The lesson: use the sensors as guides, not absolute truth. I now check the actual soil moisture manually once a week and adjust the sensor thresholds if the readings have drifted.
Fan-only cooling in summer
A single exhaust fan is not enough to keep a small greenhouse cool in a Sydney summer. On days above 35°C, the fan could bring the internal temperature down from 45°C to maybe 38°C — still too hot for optimal growing. Several plants showed heat stress (leaf curl, flower drop) during the January heatwave despite the fan running constantly.

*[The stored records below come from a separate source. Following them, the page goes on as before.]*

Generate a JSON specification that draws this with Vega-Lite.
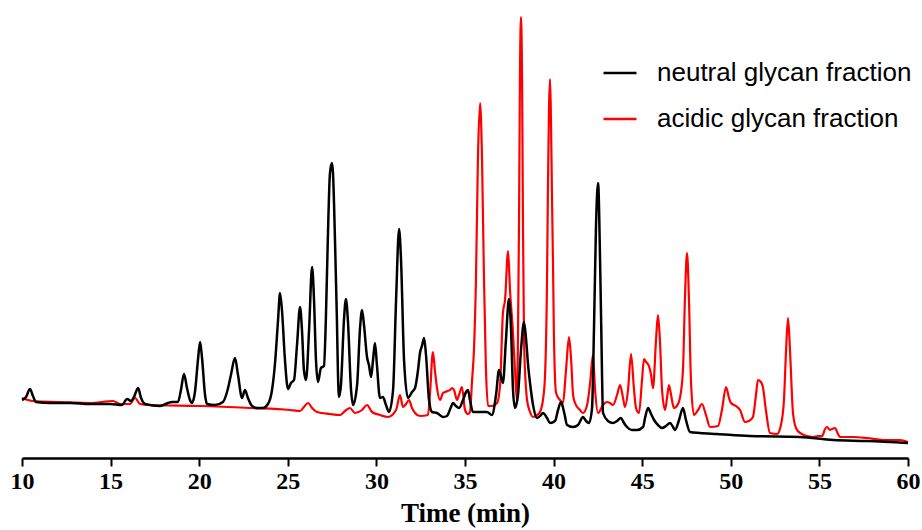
{
  "$schema": "https://vega.github.io/schema/vega-lite/v6.json",
  "width": 886,
  "height": 458,
  "autosize": {"type": "none"},
  "padding": {"left": 22, "top": 0, "right": 14, "bottom": 72},
  "background": "white",
  "config": {"view": {"stroke": null}, "axis": {"grid": false}},
  "datasets": {
    "neutral": [
      {"t":10.00,"v":58},{"t":10.23,"v":61},{"t":10.45,"v":69},{"t":10.62,"v":62},{"t":10.79,"v":56},{"t":11.58,"v":55},{"t":12.71,"v":55},{"t":13.84,"v":54},{"t":14.97,"v":54},{"t":15.64,"v":53},{"t":15.93,"v":59},{"t":16.15,"v":57},{"t":16.32,"v":61},{"t":16.55,"v":70},{"t":16.72,"v":60},{"t":16.94,"v":54},{"t":17.79,"v":52},{"t":18.24,"v":55},{"t":18.47,"v":56},{"t":18.80,"v":56},{"t":18.97,"v":68},{"t":19.14,"v":84},{"t":19.31,"v":70},{"t":19.48,"v":58},{"t":19.59,"v":55},{"t":19.76,"v":66},{"t":19.93,"v":98},{"t":20.05,"v":116},{"t":20.16,"v":100},{"t":20.33,"v":63},{"t":20.44,"v":54},{"t":20.89,"v":53},{"t":21.34,"v":56},{"t":21.63,"v":70},{"t":21.79,"v":83},{"t":22.02,"v":100},{"t":22.19,"v":83},{"t":22.42,"v":60},{"t":22.58,"v":68},{"t":22.75,"v":60},{"t":22.98,"v":52},{"t":23.26,"v":50},{"t":23.60,"v":50},{"t":23.88,"v":54},{"t":24.11,"v":68},{"t":24.28,"v":95},{"t":24.45,"v":138},{"t":24.56,"v":165},{"t":24.67,"v":148},{"t":24.84,"v":98},{"t":25.01,"v":69},{"t":25.18,"v":75},{"t":25.35,"v":78},{"t":25.52,"v":113},{"t":25.69,"v":151},{"t":25.80,"v":128},{"t":25.91,"v":88},{"t":26.03,"v":78},{"t":26.20,"v":128},{"t":26.37,"v":191},{"t":26.48,"v":158},{"t":26.59,"v":98},{"t":26.70,"v":76},{"t":26.87,"v":90},{"t":27.04,"v":92},{"t":27.15,"v":140},{"t":27.26,"v":220},{"t":27.38,"v":285},{"t":27.49,"v":295},{"t":27.55,"v":285},{"t":27.66,"v":220},{"t":27.77,"v":140},{"t":27.83,"v":85},{"t":27.89,"v":61},{"t":28.00,"v":73},{"t":28.17,"v":138},{"t":28.28,"v":159},{"t":28.39,"v":138},{"t":28.57,"v":68},{"t":28.68,"v":53},{"t":28.91,"v":73},{"t":29.07,"v":128},{"t":29.19,"v":148},{"t":29.30,"v":133},{"t":29.47,"v":101},{"t":29.58,"v":93},{"t":29.70,"v":81},{"t":29.81,"v":98},{"t":29.92,"v":115},{"t":30.03,"v":93},{"t":30.20,"v":60},{"t":30.37,"v":61},{"t":30.54,"v":53},{"t":30.71,"v":46},{"t":30.94,"v":68},{"t":31.11,"v":158},{"t":31.28,"v":229},{"t":31.39,"v":198},{"t":31.56,"v":98},{"t":31.78,"v":60},{"t":32.01,"v":66},{"t":32.18,"v":70},{"t":32.35,"v":88},{"t":32.46,"v":105},{"t":32.57,"v":112},{"t":32.69,"v":120},{"t":32.80,"v":103},{"t":32.97,"v":58},{"t":33.14,"v":46},{"t":33.42,"v":45},{"t":33.76,"v":41},{"t":33.98,"v":42},{"t":34.21,"v":51},{"t":34.32,"v":55},{"t":34.49,"v":52},{"t":34.66,"v":50},{"t":34.89,"v":58},{"t":35.06,"v":66},{"t":35.17,"v":68},{"t":35.28,"v":58},{"t":35.45,"v":46},{"t":35.85,"v":46},{"t":36.24,"v":46},{"t":36.52,"v":43},{"t":36.75,"v":63},{"t":36.92,"v":88},{"t":37.14,"v":75},{"t":37.31,"v":118},{"t":37.48,"v":159},{"t":37.60,"v":128},{"t":37.71,"v":68},{"t":37.82,"v":50},{"t":37.99,"v":63},{"t":38.16,"v":108},{"t":38.33,"v":136},{"t":38.45,"v":118},{"t":38.56,"v":93},{"t":38.67,"v":75},{"t":38.84,"v":53},{"t":39.06,"v":40},{"t":39.23,"v":42},{"t":39.40,"v":45},{"t":39.63,"v":40},{"t":39.80,"v":35},{"t":40.08,"v":37},{"t":40.25,"v":48},{"t":40.42,"v":56},{"t":40.59,"v":46},{"t":40.76,"v":33},{"t":41.09,"v":31},{"t":41.38,"v":33},{"t":41.66,"v":41},{"t":41.83,"v":37},{"t":42.00,"v":35},{"t":42.17,"v":50},{"t":42.28,"v":130},{"t":42.39,"v":230},{"t":42.51,"v":275},{"t":42.62,"v":200},{"t":42.68,"v":140},{"t":42.79,"v":45},{"t":43.07,"v":37},{"t":43.35,"v":35},{"t":43.58,"v":37},{"t":43.80,"v":40},{"t":43.97,"v":35},{"t":44.14,"v":31},{"t":44.42,"v":28},{"t":44.71,"v":28},{"t":45.05,"v":31},{"t":45.16,"v":40},{"t":45.33,"v":50},{"t":45.50,"v":44},{"t":45.67,"v":38},{"t":45.89,"v":33},{"t":46.12,"v":30},{"t":46.34,"v":32},{"t":46.57,"v":35},{"t":46.74,"v":31},{"t":46.85,"v":28},{"t":47.08,"v":38},{"t":47.30,"v":50},{"t":47.47,"v":38},{"t":47.70,"v":26},{"t":48.26,"v":25},{"t":49.22,"v":24},{"t":51.08,"v":22},{"t":53.91,"v":21},{"t":55.77,"v":18},{"t":57.69,"v":17},{"t":60.00,"v":15}
    ],
    "acidic": [
      {"t":10.00,"v":60},{"t":10.62,"v":57},{"t":12.14,"v":56},{"t":13.84,"v":55},{"t":15.14,"v":57},{"t":15.53,"v":54},{"t":16.09,"v":54},{"t":16.38,"v":60},{"t":16.66,"v":54},{"t":17.22,"v":53},{"t":20.05,"v":52},{"t":22.87,"v":50},{"t":25.12,"v":48},{"t":25.69,"v":47},{"t":25.91,"v":51},{"t":26.14,"v":55},{"t":26.37,"v":50},{"t":26.65,"v":46},{"t":27.38,"v":44},{"t":27.95,"v":43},{"t":28.23,"v":47},{"t":28.51,"v":50},{"t":28.79,"v":45},{"t":29.19,"v":48},{"t":29.47,"v":53},{"t":29.75,"v":46},{"t":30.20,"v":43},{"t":30.65,"v":41},{"t":31.11,"v":48},{"t":31.33,"v":63},{"t":31.50,"v":51},{"t":31.67,"v":54},{"t":31.84,"v":58},{"t":32.01,"v":50},{"t":32.18,"v":45},{"t":32.46,"v":42},{"t":32.91,"v":43},{"t":33.02,"v":63},{"t":33.19,"v":106},{"t":33.30,"v":88},{"t":33.42,"v":70},{"t":33.59,"v":58},{"t":33.76,"v":65},{"t":33.87,"v":66},{"t":34.15,"v":68},{"t":34.27,"v":70},{"t":34.38,"v":68},{"t":34.55,"v":58},{"t":34.66,"v":63},{"t":34.83,"v":71},{"t":35.00,"v":48},{"t":35.17,"v":44},{"t":35.28,"v":46},{"t":35.40,"v":78},{"t":35.51,"v":110},{"t":35.62,"v":180},{"t":35.73,"v":300},{"t":35.85,"v":355},{"t":35.96,"v":300},{"t":36.07,"v":180},{"t":36.18,"v":90},{"t":36.30,"v":52},{"t":36.52,"v":52},{"t":36.81,"v":55},{"t":36.98,"v":73},{"t":37.14,"v":145},{"t":37.26,"v":158},{"t":37.43,"v":207},{"t":37.54,"v":168},{"t":37.71,"v":125},{"t":37.82,"v":88},{"t":37.93,"v":58},{"t":37.99,"v":120},{"t":38.05,"v":240},{"t":38.10,"v":380},{"t":38.16,"v":441},{"t":38.22,"v":380},{"t":38.27,"v":240},{"t":38.33,"v":120},{"t":38.44,"v":70},{"t":38.50,"v":58},{"t":38.67,"v":46},{"t":38.84,"v":41},{"t":39.06,"v":43},{"t":39.23,"v":46},{"t":39.40,"v":58},{"t":39.51,"v":80},{"t":39.63,"v":180},{"t":39.68,"v":270},{"t":39.74,"v":350},{"t":39.80,"v":379},{"t":39.85,"v":340},{"t":39.91,"v":260},{"t":39.97,"v":190},{"t":40.02,"v":120},{"t":40.14,"v":65},{"t":40.36,"v":58},{"t":40.53,"v":55},{"t":40.70,"v":88},{"t":40.87,"v":121},{"t":40.99,"v":98},{"t":41.10,"v":63},{"t":41.21,"v":55},{"t":41.49,"v":48},{"t":41.66,"v":45},{"t":41.89,"v":53},{"t":42.06,"v":75},{"t":42.22,"v":103},{"t":42.34,"v":68},{"t":42.51,"v":45},{"t":42.79,"v":53},{"t":43.01,"v":56},{"t":43.18,"v":55},{"t":43.35,"v":53},{"t":43.58,"v":63},{"t":43.75,"v":73},{"t":43.92,"v":60},{"t":44.03,"v":51},{"t":44.20,"v":68},{"t":44.37,"v":104},{"t":44.54,"v":68},{"t":44.65,"v":50},{"t":44.82,"v":45},{"t":44.99,"v":78},{"t":45.10,"v":99},{"t":45.22,"v":96},{"t":45.38,"v":92},{"t":45.50,"v":83},{"t":45.61,"v":70},{"t":45.78,"v":118},{"t":45.89,"v":143},{"t":46.00,"v":118},{"t":46.12,"v":68},{"t":46.29,"v":48},{"t":46.40,"v":60},{"t":46.51,"v":73},{"t":46.63,"v":63},{"t":46.79,"v":50},{"t":46.96,"v":52},{"t":47.13,"v":60},{"t":47.30,"v":88},{"t":47.41,"v":158},{"t":47.53,"v":205},{"t":47.64,"v":158},{"t":47.75,"v":78},{"t":47.92,"v":43},{"t":48.15,"v":48},{"t":48.37,"v":54},{"t":48.60,"v":43},{"t":48.83,"v":31},{"t":49.28,"v":32},{"t":49.50,"v":48},{"t":49.73,"v":71},{"t":49.90,"v":60},{"t":50.01,"v":55},{"t":50.29,"v":52},{"t":50.52,"v":48},{"t":50.80,"v":36},{"t":51.02,"v":37},{"t":51.25,"v":41},{"t":51.42,"v":63},{"t":51.53,"v":78},{"t":51.70,"v":76},{"t":51.81,"v":71},{"t":51.98,"v":48},{"t":52.21,"v":25},{"t":52.61,"v":24},{"t":52.83,"v":33},{"t":53.00,"v":58},{"t":53.12,"v":108},{"t":53.23,"v":140},{"t":53.34,"v":108},{"t":53.51,"v":45},{"t":53.68,"v":30},{"t":53.91,"v":25},{"t":54.64,"v":21},{"t":54.92,"v":22},{"t":55.15,"v":22},{"t":55.32,"v":29},{"t":55.43,"v":31},{"t":55.60,"v":28},{"t":55.71,"v":29},{"t":55.88,"v":30},{"t":56.05,"v":24},{"t":56.17,"v":21},{"t":56.90,"v":21},{"t":57.69,"v":20},{"t":58.59,"v":18},{"t":59.55,"v":18},{"t":60.00,"v":16}
    ]
  },
  "layer": [
    {
      "data": {"name": "acidic"},
      "mark": {"type": "line", "strokeWidth": 2.2, "interpolate": "monotone"},
      "encoding": {
        "x": {
          "field": "t", "type": "quantitative",
          "scale": {"domain": [10, 60], "nice": false, "zero": false},
          "axis": {
            "values": [10, 15, 20, 25, 30, 35, 40, 45, 50, 55, 60],
            "title": "Time (min)",
            "titleFont": "Liberation Serif", "titleFontWeight": "bold", "titleFontSize": 27, "titleColor": "black", "titlePadding": 7,
            "labelFont": "Liberation Serif", "labelFontWeight": "bold", "labelFontSize": 24, "labelColor": "black", "labelPadding": 3,
            "labelFlush": false, "labelOverlap": false,
            "domainColor": "black", "domainWidth": 2.5,
            "tickColor": "black", "tickWidth": 2, "tickSize": 8
          }
        },
        "y": {"field": "v", "type": "quantitative", "scale": {"domain": [0, 458], "nice": false, "zero": false}, "axis": null},
        "color": {
          "datum": "acidic glycan fraction",
          "scale": {"domain": ["neutral glycan fraction", "acidic glycan fraction"], "range": ["#000000", "#ff0000"]},
          "legend": {
            "title": null, "orient": "none", "legendX": 580, "legendY": 55,
            "labelFont": "Liberation Sans", "labelFontSize": 26, "labelColor": "black", "labelLimit": 500,
            "symbolType": "stroke", "symbolSize": 1089, "symbolStrokeWidth": 2.5,
            "labelOffset": 19, "rowPadding": 15
          }
        }
      }
    },
    {
      "data": {"name": "neutral"},
      "mark": {"type": "line", "strokeWidth": 2.5, "interpolate": "monotone"},
      "encoding": {
        "x": {"field": "t", "type": "quantitative"},
        "y": {"field": "v", "type": "quantitative"},
        "color": {"datum": "neutral glycan fraction"}
      }
    }
  ]
}
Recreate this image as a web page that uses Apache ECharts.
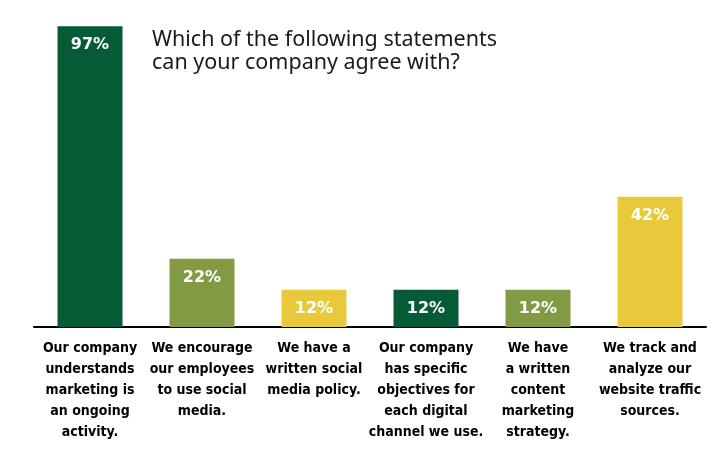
<!DOCTYPE html>
<html><head><meta charset="utf-8">
<script src="https://cdn.jsdelivr.net/npm/echarts@6/dist/echarts.min.js"></script>
<style>html,body{margin:0;padding:0;background:#fff}#c{width:721px;height:460px}</style>
</head><body><div id="c"></div>
<script>
const categories = [
  "Our company\nunderstands\nmarketing is\nan ongoing\nactivity.",
  "We encourage\nour employees\nto use social\nmedia.",
  "We have a\nwritten social\nmedia policy.",
  "Our company\nhas specific\nobjectives for\neach digital\nchannel we use.",
  "We have\na written\ncontent\nmarketing\nstrategy.",
  "We track and\nanalyze our\nwebsite traffic\nsources."
];
const values = [97, 22, 12, 12, 12, 42];
const barColors = ["#065b37", "#819a43", "#e9c93c", "#065b37", "#819a43", "#e9c93c"];
const titleText = "Which of the following statements\ncan your company agree with?";

const chart = echarts.init(document.getElementById('c'));
chart.setOption({
  animation: false,
  title: {
    text: titleText, left: 147, top: 23,
    textStyle: { fontFamily: "Noto Sans", fontWeight: "normal", fontSize: 21.5, lineHeight: 23, color: "#1a1a1a" }
  },
  grid: { left: 34, right: 15, top: 17, bottom: 133 },
  xAxis: {
    type: "category", data: categories,
    axisLine: { lineStyle: { color: "#000", width: 2 } },
    axisTick: { show: false },
    axisLabel: { interval: 0, margin: 11, fontFamily: "'DejaVu Sans Condensed', 'Liberation Sans Narrow', 'Roboto'", fontWeight: "bold", fontSize: 14, lineHeight: 21, color: "#000", align: "center" }
  },
  yAxis: { type: "value", min: 0, max: 100, show: false, splitLine: { show: false } },
  series: [{
    type: "bar", barWidth: 65,
    data: values.map((v, i) => ({ value: v, itemStyle: { color: barColors[i] } })),
    label: { show: true, position: "insideTop", distance: 11, formatter: "{c}%", color: "#fff", fontFamily: "'DejaVu Sans'", fontWeight: "bold", fontSize: 16 }
  }]
});
</script></body></html>
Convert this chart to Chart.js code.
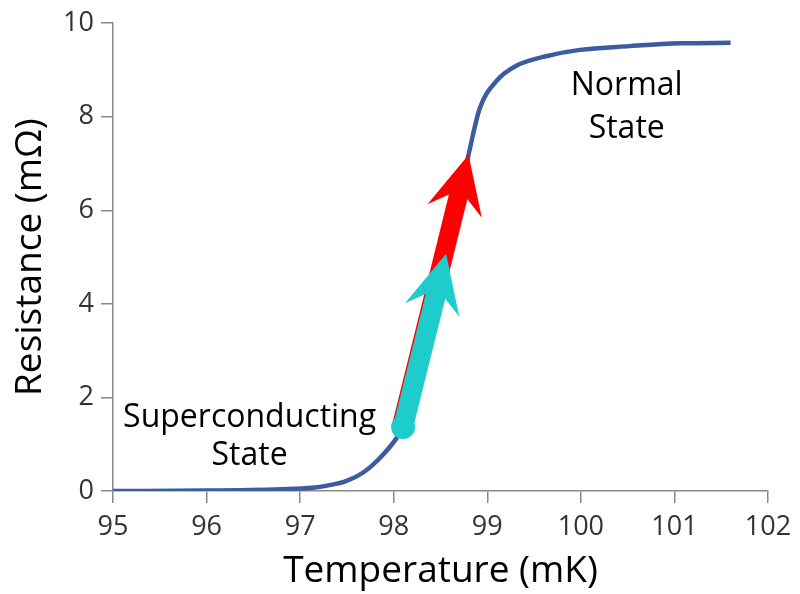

Next summer I’m adding evaporative cooling — a wet pad on the intake side with the fan on the exhaust side. Commercial greenhouses have been doing this forever. I should have started there.
Complexity creep
What started as “a few sensors and automations” gradually became a system that I spent more time tweaking and troubleshooting than I would have spent just walking into the greenhouse and checking on things manually. A WiFi dropout at 2am would mean the irrigation didn’t run. A sensor glitch would trigger the fan unnecessarily. The Raspberry Pi needed a restart every few weeks.
There’s an irony in automating a hobby. Part of the joy of growing chilies is the hands-on, daily ritual of checking your plants. When you automate that, you don’t save time — you just replace gardening time with IT troubleshooting time.
Would I Recommend It?
For a hobby grower? Honestly, only if you enjoy the tech side as much as the growing side. If you’re building it because you think it’ll save time, it won’t. If you’re building it because you find sensor data and automation interesting, and you want to learn more about your growing environment, then yes — it’s been worthwhile and educational.
The AI and automation side is getting more accessible, though. The Team400 team recently published some thoughts on how AI is being applied in controlled environment agriculture at commercial scale, and the principles are the same even at my backyard greenhouse level — just with more zeros on the budget.
For the overnight frost protection alone, I’d say the system paid for itself. Everything else was a bonus that I could have achieved with a thermometer, a watering can, and a bit more discipline.
If You Want to Build Your Own
Start small. A single temperature/humidity sensor and one soil moisture sensor connected to a Raspberry Pi or ESP32 gives you monitoring without the complexity of automation. Run it for a few months, look at the data, and then decide if automated irrigation or heating is worth adding.
The Home Assistant community has excellent guides for greenhouse automation, and most of the hardware is available from Australian retailers like Core Electronics or Jaycar.
And keep watering your plants by hand too. The sensors are good, but your eyes and fingers are still better at spotting a thirsty plant than any capacitive probe in a pot.